Serbiens Ministerpräsident Vojislav Kopstunica hat jüngst die Vojvodina besucht, um sich ein Bild von der Lage zu machen. Kostunica lehnt die Internationalisierung der Probleme in der Vojvodina ab, doch er hat zu spät auf diese Vorfälle reagiert. Die EU-Außenminister werden sich auf Antrag Ungarns bereits am Montag mit der Lage in der Vojvodina befassen. Sie ist durch große soziale Probleme und durch Regional- und Lokalwahlen geprägt, die in einer Woche stattfinden. Die Klagen der Ungarn sind daher nicht unumstritten. Sie kommentiert der kroatischer Kommunalpolitiker Tomislav Stantic, der einer liberalen Reformpartei angehört, so:

„Herr Kasza versucht den ungarischen Wahlkörper zu homogenisieren, weil ihm Argumente und Programm fehlen, damit seine Partei das Vertrauen der Wähler verdient.

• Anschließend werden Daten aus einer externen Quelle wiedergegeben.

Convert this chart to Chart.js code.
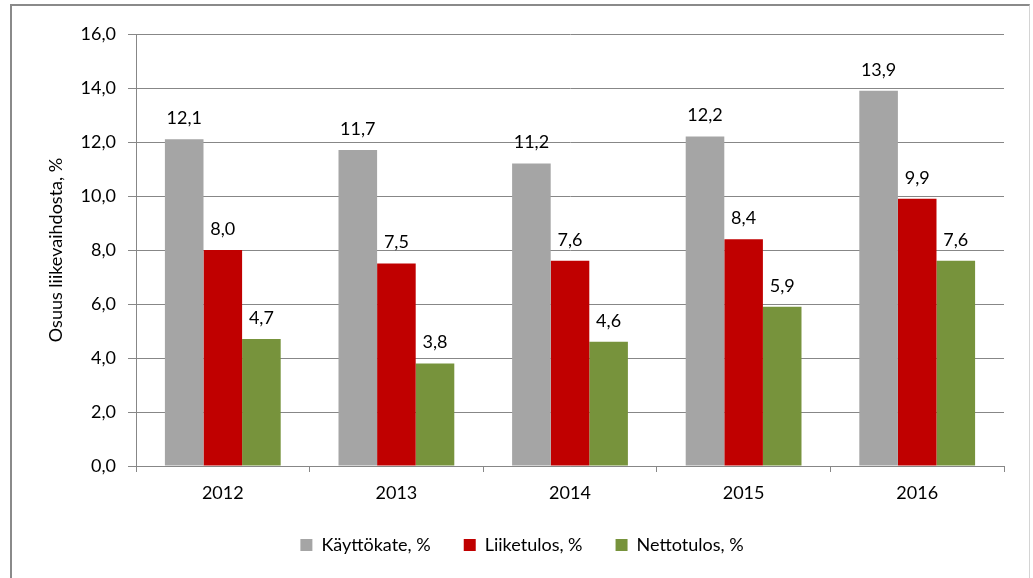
<!DOCTYPE html>
<html>
<head>
<meta charset="utf-8">
<script src="https://cdn.jsdelivr.net/npm/chart.js@4/dist/chart.umd.min.js"></script>
<style>
  html, body { margin: 0; padding: 0; background: #ffffff; }
  #wrap { position: relative; width: 1033px; height: 578px; overflow: hidden; }
  #frame { position: absolute; left: 10px; top: 4px; width: 1020px; height: 600px;
           border-left: 2px solid #8a8a8a; border-top: 2px solid #8a8a8a; border-right: 1px solid #d4d4d4; box-sizing: border-box; }
  canvas { position: absolute; left: 0; top: 0; }
</style>
</head>
<body>
<div id="wrap">
  <div id="frame"></div>
  <canvas id="c" width="1033" height="578"></canvas>
</div>
<script>
const categories = ['2012', '2013', '2014', '2015', '2016'];
const kayttokate = [12.1, 11.7, 11.2, 12.2, 13.9];
const liiketulos = [8.0, 7.5, 7.6, 8.4, 9.9];
const nettotulos = [4.7, 3.8, 4.6, 5.9, 7.6];
const seriesNames = ['Käyttökate, %', 'Liiketulos, %', 'Nettotulos, %'];
const yTitle = 'Osuus liikevaihdosta, %';
const yMin = 0, yMax = 16, yStep = 2;

const FONT = 'Lato, "Liberation Sans", sans-serif';
const fmt = v => v.toFixed(1).replace('.', ',');

const valueLabels = {
  id: 'valueLabels',
  afterDatasetsDraw(chart) {
    const ctx = chart.ctx;
    ctx.save();
    ctx.font = '18px ' + FONT;
    ctx.fillStyle = '#000000';
    ctx.textAlign = 'center';
    ctx.textBaseline = 'middle';
    chart.data.datasets.forEach((ds, i) => {
      chart.getDatasetMeta(i).data.forEach((bar, j) => {
        ctx.fillText(fmt(ds.data[j]), bar.x, bar.y - 21);
      });
    });
    ctx.restore();
  }
};

new Chart(document.getElementById('c'), {
  type: 'bar',
  data: {
    labels: categories,
    datasets: [
      { label: seriesNames[0], data: kayttokate, backgroundColor: '#A5A5A5' },
      { label: seriesNames[1], data: liiketulos, backgroundColor: '#C00000' },
      { label: seriesNames[2], data: nettotulos, backgroundColor: '#77933C' }
    ]
  },
  options: {
    responsive: false,
    animation: false,
    devicePixelRatio: 1,
    layout: { padding: { left: 40, right: 29, top: 34, bottom: 14 } },
    datasets: { bar: { categoryPercentage: 0.667, barPercentage: 1.0 } },
    plugins: {
      tooltip: { enabled: false },
      legend: {
        position: 'bottom',
        labels: {
          font: { family: FONT, size: 18 },
          color: '#000000',
          boxWidth: 12,
          boxHeight: 12,
          padding: 33
        }
      }
    },
    scales: {
      x: {
        afterFit: s => { s.height = 37; },
        grid: { display: true, drawOnChartArea: false, offset: true, tickLength: 6, color: '#878787', lineWidth: 1 },
        border: { display: true, color: '#878787', width: 1 },
        ticks: { font: { family: FONT, size: 18 }, color: '#000000', padding: 10, maxRotation: 0 }
      },
      y: {
        min: yMin, max: yMax,
        afterFit: s => { s.width = 96; },
        grid: { color: '#878787', lineWidth: 1, tickLength: 8 },
        border: { display: true, color: '#878787', width: 1 },
        ticks: { stepSize: yStep, font: { family: FONT, size: 18 }, color: '#000000', padding: 12, callback: v => fmt(v) },
        title: { display: true, text: yTitle, font: { family: FONT, size: 18 }, color: '#000000', padding: { top: 5, bottom: 0 } }
      }
    }
  },
  plugins: [valueLabels]
});
</script>
</body>
</html>
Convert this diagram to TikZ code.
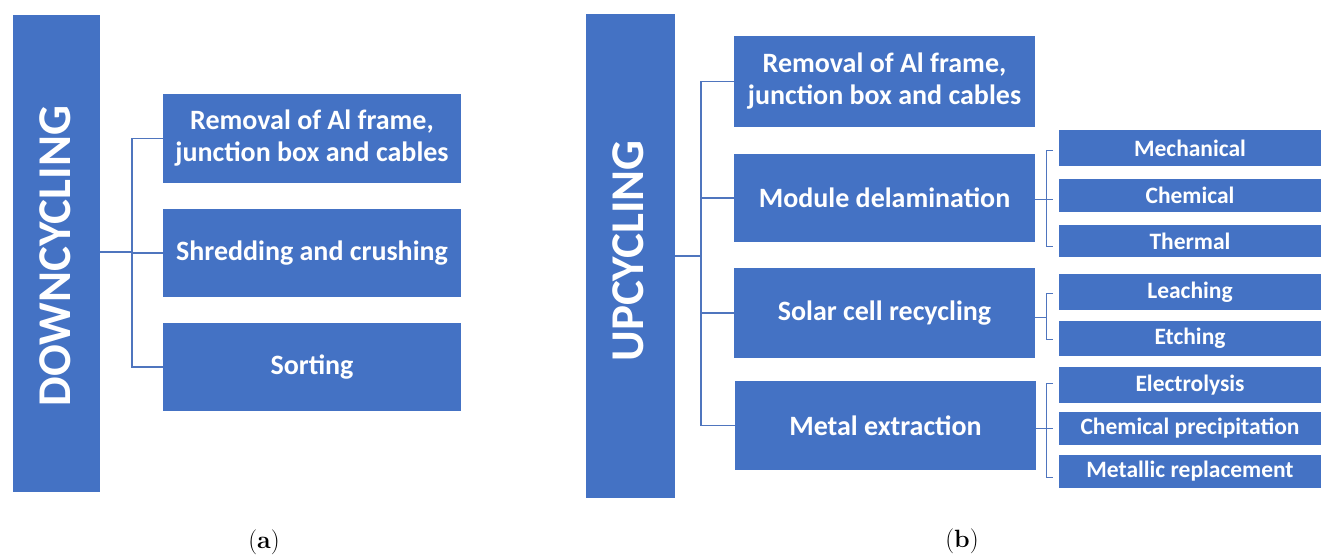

Das macht er auf sehr gefährliche Weise, in dem er Ängste unter seinen Landsleuten weckt und erklärt, ein Guter Ungar sei nur einer, der für die Union der Vojvodina Ungarn stimmt.“

Stantic bestreitet auch, dass die meisten Zwischenfälle in der Vojvodina ethnisch motiviert sind. Trotzdem ist Wachsamkeit geboten. Bei den Regional- und Lokalwahlen können die serbische Ultranationalisten mit massiven Stimmengewinnen rechnen. Das könnte das Klima verschärfen, obwohl derzeit in der Vojvodina von systematischen Übergriffen gegen Minderheiten nicht die Rede sein kann.